Baby received a grand reception on Christmas and took center stage. And afterward, Baby never left E's sight. At night after prayers, I'd mumble a soft good night and find Baby buried beneath layers of blankets, kept warm by E's side. And in the morning, E descended the stairs with Baby held tight between two hands, and gently placed her in the back seat of the car. It became a daily routine. Yes, Baby attended school -- it reminded me of the Home Economics classes where students simulate pregnancy and child rearing by carrying an infant with them as they move throughout the day. But our Baby was different. Baby even sat at the dinner table -- for a time.
Justifying Baby's prominence within our family unit, E regularly explained that Baby offered an educational opportunity -- and had an IQ surpassing anyone we knew. Within seconds Baby could recall obscure facts no savant could triumph over. E proved this through daily demonstration. E was always poking Baby, pushing Baby to do more, be more, engage more, offer more. For a time it seemed reciprocal. And like any new parent E spent a lot of money on Baby -- on educational materials, entertainment, books and games. Baby devoured it all -- shared it too. That's what made Baby so attractive and enticing. Suddenly, I found myself holding Baby, working with Baby, poking at Baby, learning from Baby but I would not allow myself to become ensnared and drawn into Baby's lair. E was not so lucky...she was drawn to the dark side of Baby....and...there was a dark side....and....
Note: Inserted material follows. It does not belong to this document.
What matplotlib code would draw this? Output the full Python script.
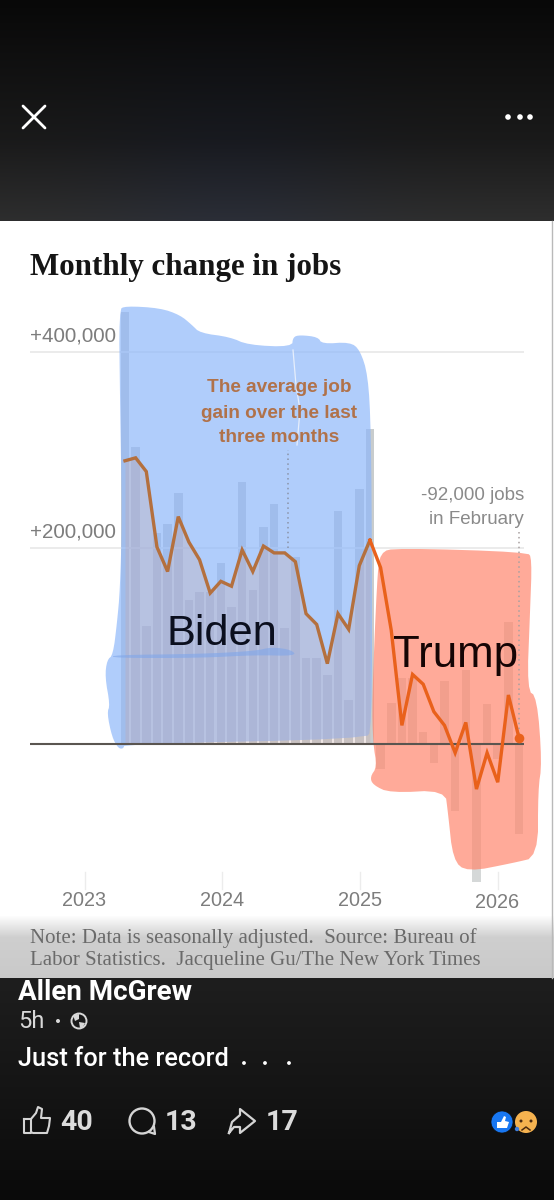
import numpy as np
import matplotlib
matplotlib.use("Agg")
import matplotlib.pyplot as plt
from matplotlib.patches import Polygon, Circle

W, H = 554, 1200

# Data, in thousands of jobs, one entry per month from January 2023
monthly_change = [441, 303, 120, 215, 225, 256, 147, 155, 155, 185, 140, 267, 157, 221, 245, 118, 191, 88, 88,
                  70, 238, 45, 260, 321, -26, 42, 67, 67, 12, -19, 64, -68, 76, -141, 41, -15, 124, -92]
three_month_avg = [289, 292, 278, 201, 176, 232, 206, 188, 154, 166, 161, 198, 176, 202, 195, 195, 186, 133, 122,
                   82, 133, 117, 182, 208, 180, 116, 19, 71, 61, 33, 19, -9, 22, -46, -9, -39, 50, 6]
year_ticks = [-3.8, 9.07, 22.05, 34.98]
year_labels = ["2023", "2024", "2025", "2026"]
y_grid = [200, 400]
y_labels = ["+200,000", "+400,000"]
biden_end = 23

# Marker-pen scribbles on the screenshot, in image pixels
blue_scribble = [(119, 310), (125, 306), (160, 308), (180, 315), (192, 325), (200, 333), (230, 337), (248, 345),
                 (292, 347), (293, 337), (300, 335), (318, 337), (322, 344), (350, 342), (360, 350), (368, 375),
                 (371, 430), (372, 560), (372, 730), (365, 739), (125, 744), (123, 749), (118, 748), (112, 737),
                 (107, 713), (110, 705), (105, 677), (107, 660), (113, 655), (117, 623), (120, 590), (122, 520),
                 (120, 400)]
blue_streak = [(113, 655), (200, 654), (255, 651), (272, 647), (292, 650), (296, 656), (255, 655), (200, 658),
               (113, 658)]
red_scribble = [(380, 552), (397, 548), (527, 552), (532, 558), (530, 613), (527, 690), (537, 697), (542, 763),
                (538, 790), (538, 857), (513, 863), (467, 872), (453, 860), (448, 813), (445, 790), (390, 793),
                (373, 785), (370, 777), (377, 767), (373, 743), (372, 700), (377, 580)]
crack = [(293, 350), (296, 385), (300, 410), (297, 445)]


def soften(points, rounds=2):
    # corner cutting so the pen strokes do not look like straight polygons
    pts = np.array(points, dtype=float)
    for _ in range(rounds):
        nxt = np.roll(pts, -1, axis=0)
        pts = np.column_stack([0.75 * pts + 0.25 * nxt, 0.25 * pts + 0.75 * nxt]).reshape(-1, 2)
    return pts


fig = plt.figure(figsize=(W / 100, H / 100), dpi=100)
plt.rcParams["font.family"] = ["Liberation Sans", "DejaVu Sans"]


def pixel_axes(z):
    a = fig.add_axes([0, 0, 1, 1], zorder=z)
    a.set_xlim(0, W)
    a.set_ylim(H, 0)
    a.axis("off")
    return a


bg = pixel_axes(0)
top = pixel_axes(2)

# Dark phone background and the white card
top_grad = np.interp(np.arange(221), [0, 60, 140, 221], [8, 16, 26, 46])
blue_tint = np.exp(-((np.arange(W) - 230) / 130.0) ** 2)
rgb = np.zeros((221, W, 3))
for c, gain in enumerate([-3, 0, 9]):
    rgb[:, :, c] = top_grad[:, None] + gain * blue_tint * (np.arange(221)[:, None] / 221.0)
bg.imshow(rgb / 255, extent=[0, W, 221, 0], aspect="auto", zorder=0, interpolation="bilinear")
bottom_grad = np.interp(np.arange(222), [0, 120, 222], [30, 20, 10])[:, None, None] * np.ones((222, W, 3))
bg.imshow(bottom_grad / 255, extent=[0, W, 1200, 978], aspect="auto", zorder=0)
bg.imshow(np.ones((757, W, 3)), extent=[0, W, 978, 221], aspect="auto", zorder=1)
fade = np.interp(np.arange(63), [0, 22, 63], [1, 0.81, 0.79])[:, None, None] * np.ones((63, W, 3))
bg.imshow(fade, extent=[0, W, 978, 915], aspect="auto", zorder=2)
bg.plot([552, 552], [221, 978], color="#b9b9b9", lw=1, zorder=3)
bg.set_xlim(0, W)
bg.set_ylim(H, 0)

# Chart axes, placed so the scales line up with the picture
x_left, x_right, y_top, y_bottom = 30, 524, 300, 890
ax = fig.add_axes([x_left / W, 1 - y_bottom / H, (x_right - x_left) / W, (y_bottom - y_top) / H], zorder=1)
ax.patch.set_alpha(0)
ax.set_xlim((x_left - 125) / 10.65, (x_right - 125) / 10.65)
ax.set_ylim((744 - y_bottom) / 0.98, (744 - y_top) / 0.98)
for s in ax.spines.values():
    s.set_visible(False)
ax.set_yticks([])
ax.set_xticks(year_ticks)
ax.set_xticklabels(year_labels)
ax.tick_params(axis="x", length=0, pad=0, labelbottom=False)

months = np.arange(len(monthly_change))
avg = np.array(three_month_avg)
bar_colors = ["#c8cccd" if m <= biden_end else "#d5d8d8" for m in months]

ax.bar(months, monthly_change, width=0.8, color=bar_colors, zorder=1)
for g in y_grid:
    ax.axhline(g, color="#e8e8e8", lw=1.2, zorder=2)
for t in year_ticks:
    ax.plot([t, t], [-148, -131], color="#ececec", lw=1, zorder=2, clip_on=False)

ax.add_patch(Polygon(soften(red_scribble), closed=True, transform=bg.transData, fc="#ff876e", ec="none", alpha=0.7,
                     zorder=3, clip_on=False))
ax.add_patch(Polygon(soften(blue_scribble), closed=True, transform=bg.transData, fc="#8fb8fa", ec="none", alpha=0.7,
                     zorder=3, clip_on=False))
ax.fill_between(months[:biden_end + 1], avg[:biden_end + 1], 0, color="#c9a9a8", alpha=0.3, lw=0, zorder=4)
ax.add_patch(Polygon(soften(blue_streak), closed=True, transform=bg.transData, fc="#7fa6ea", ec="none", alpha=0.6,
                     zorder=4, clip_on=False))
ax.plot(*zip(*crack), transform=bg.transData, color="#e6eefc", lw=0.9, zorder=4)

ax.axhline(0, color="#5a5550", lw=1.5, zorder=5)
ax.plot([15.3, 15.3], [200, 300], color="#8a93a8", lw=1.1, ls=(0, (1, 2.2)), zorder=5)
ax.plot([37, 37], [10, 216], color="#a8a0a0", lw=1.1, ls=(0, (1, 2.2)), zorder=5)
ax.plot(months[:biden_end + 1], avg[:biden_end + 1], color="#b4703e", lw=2.4, solid_joinstyle="miter", zorder=6)
ax.plot(months[biden_end:], avg[biden_end:], color="#e9611b", lw=2.4, solid_joinstyle="miter", zorder=6)
ax.scatter(months[-1], avg[-1], s=48, color="#e9611b", lw=0, zorder=7)

# Chart text
serif = ["Liberation Serif", "DejaVu Serif"]
top.text(30, 268, "Monthly change in jobs", family=serif, weight="bold", fontsize=22.3, color="#151515", va="center")
for lab, g in zip(y_labels, y_grid):
    top.text(30, 744 - g * 0.98 - 16, lab, fontsize=14.9, color="#7d7d7d", va="center")
for lab, t in zip(year_labels, year_ticks):
    px = 125 + 10.65 * t
    top.text(px, 901 if lab != "2026" else 903, lab, fontsize=14.3, color="#7d7d7d", ha="center", va="center")
for txt, y in zip(["The average job", "gain over the last", "three months"], [388, 414, 438]):
    top.text(279.5, y, txt, fontsize=13.7, weight="bold", color="#b0724a", ha="center", va="center")
for txt, y in zip(["-92,000 jobs", "in February"], [495, 519]):
    top.text(524, y, txt, fontsize=13.5, color="#8a8a8a", ha="right", va="center")
top.text(166, 634, "Biden", fontsize=31.2, color="#0b0f1e", va="center")
top.text(393, 655, "Trump", fontsize=31.6, color="#150505", va="center")
top.text(30, 938, "Note: Data is seasonally adjusted.  Source: Bureau of", family=serif, fontsize=15, color="#6a6a6a", va="center")
top.text(30, 960, "Labor Statistics.  Jacqueline Gu/The New York Times", family=serif, fontsize=15, color="#6a6a6a", va="center")

# Facebook post text
sans = ["Roboto", "DejaVu Sans"]
top.text(18, 992, "Allen McGrew", family=sans, weight="bold", fontsize=20, color="white", va="center")
top.text(18, 1021, "5h", family=sans, fontsize=17, color="#d8d8d8", va="center")
top.add_patch(Circle((58, 1021), 2, fc="#d8d8d8", ec="none"))
top.text(18, 1059, "Just for the record", family=sans, weight="medium", fontsize=18.3, color="white", va="center")
for x in [244, 265, 289]:
    top.add_patch(Circle((x, 1063), 1.9, fc="white", ec="none"))
for txt, x in zip(["40", "13", "17"], [60, 165, 266]):
    top.text(x, 1122, txt, family=sans, weight="bold", fontsize=20.5, color="#dcdcdc", va="center")

# Icons
white = "white"
top.plot([23, 45], [106, 128], color=white, lw=2, solid_capstyle="round")
top.plot([45, 23], [106, 128], color=white, lw=2, solid_capstyle="round")
for x in [508, 520, 530]:
    top.add_patch(Circle((x, 117), 2.8, fc=white, ec="none"))
top.add_patch(Circle((79, 1021), 7.5, fc="none", ec="#d8d8d8", lw=1.4))
top.add_patch(Polygon([(73, 1015), (79, 1014), (79, 1019), (75, 1021)], closed=True, fc="#d8d8d8", ec="none"))
top.add_patch(Polygon([(79, 1022), (85, 1023), (83, 1027), (80, 1028)], closed=True, fc="#d8d8d8", ec="none"))
icon = "#d4d4d4"
top.plot([24, 31, 31, 24, 24], [1119, 1119, 1133, 1133, 1119], color=icon, lw=1.5)
top.plot([31, 36, 38, 38, 42, 41, 50, 49, 47, 33, 31],
         [1119, 1113, 1107, 1107, 1109, 1118, 1118, 1126, 1133, 1133, 1132], color=icon, lw=1.5)
top.add_patch(Circle((142, 1121), 12.5, fc="none", ec=icon, lw=1.7))
top.plot([149, 155, 154], [1132, 1134, 1127], color=icon, lw=1.6)
top.plot([229, 232, 240, 240, 255, 240, 240, 234, 229], [1133, 1122, 1115, 1109, 1121, 1133, 1127, 1127, 1133],
         color=icon, lw=1.6)
top.add_patch(Circle((526, 1122), 11, fc="#f5b24f", ec="none", zorder=3))
top.add_patch(Circle((502, 1122), 11, fc="#1877f2", ec="#101010", lw=0.5, zorder=4))
top.add_patch(Polygon([(497, 1122), (501, 1122), (504, 1116), (506, 1117), (505, 1121), (509, 1122), (507, 1128),
                       (497, 1128)], closed=True, fc=white, ec="none", zorder=5))
top.add_patch(Circle((521, 1121), 1.5, fc="#4b2a10", ec="none", zorder=5))
top.add_patch(Circle((531, 1121), 1.5, fc="#4b2a10", ec="none", zorder=5))
top.plot([522, 526, 530], [1130, 1127, 1130], color="#4b2a10", lw=1.1, zorder=5)
top.add_patch(Circle((517, 1129), 2.2, fc="#3d7fe0", ec="none", zorder=6))
top.set_xlim(0, W)
top.set_ylim(H, 0)

fig.savefig("out.png", dpi=100)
...that's when the trouble started.
I don't know when exactly it happened, or how, but one day Baby morphed into the enemy. Soon Baby took precedence over chores, bike rides, and dare I say it...even homework. A request to empty the dishwasher or set the table was met with, "Not now, I'm working on something [with Baby]." As time went on, E's responses became shorter. Answers to my questions and requests were met with monosyllabic "Huh?" and on a good day, a two-syllable "Uh-huh."
What had Baby done to my baby?
Then one day, I could no longer recall my daughter's delightful face. I had not seen it for some time. Yet, if asked, I could easily sketch the top of her scalp. That's when I decided: Baby must go. And of course it was met with defiance.
I threatened to pull the plug on Baby -- take away life support. Did I mention that Baby could not survive without assistance? Yes, without support, external power, she would not be able to participate fully in our family. In fact Baby's face would go black -- completely blank. There would be no dialogue or engagement and no amount of finger poking would bring her back to life. I no longer cared. Baby had taken over our home, had invaded my teen's mind and needed to go.
E countered my request for total exile and perhaps even "euthanasia" with, "How about a time-out?" I asked, "For Baby or for you?" She countered again, "What if I put it [Baby] away for a few hours?"
No. I mustered all the parental authority I could find in a house headed by one parent and said, "Maybe Baby should go for a trial separation, a divorce of sorts, or how about an exchange program, overseas from whence Baby came...for say....a year?" A smile surfaced as I pictured Baby in bubble wrap stored in cargo on a 747 going to Anywhere But Here. E didn't like that but after our eyes met, put Baby on the floor and covered her. Then for the first time in a long time, our eyes connected again -- E's eyes are blue, bright and joy-filled. Finally, E admitted, yes, she had been drawn in, had come under Baby's spell.
That night, sans Baby, we played a card game, then E played piano, and we even took a walk outdoors. On the return home we spotted a bushy flower with new buds on it -- at roadside, one we could not identify. I mentioned, "Maybe we have a nature book that lists it. I'll check when I get home." And E threw me a quick smile and suggested, "Why don't we just ask Baby?"
I-Pads and tablets have a place. Sometimes, I wish they'd just stay in the box. But it's too late. They are appendages to the family unit -- so we better get used to them...but use discipline where appropriate.
For the record, E is a 4.0+ honor student capable of uttering multi-syllable words...and as of today...I can envision her face...and the top of her head. However, in case I should forget, I might just let Baby take some pictures.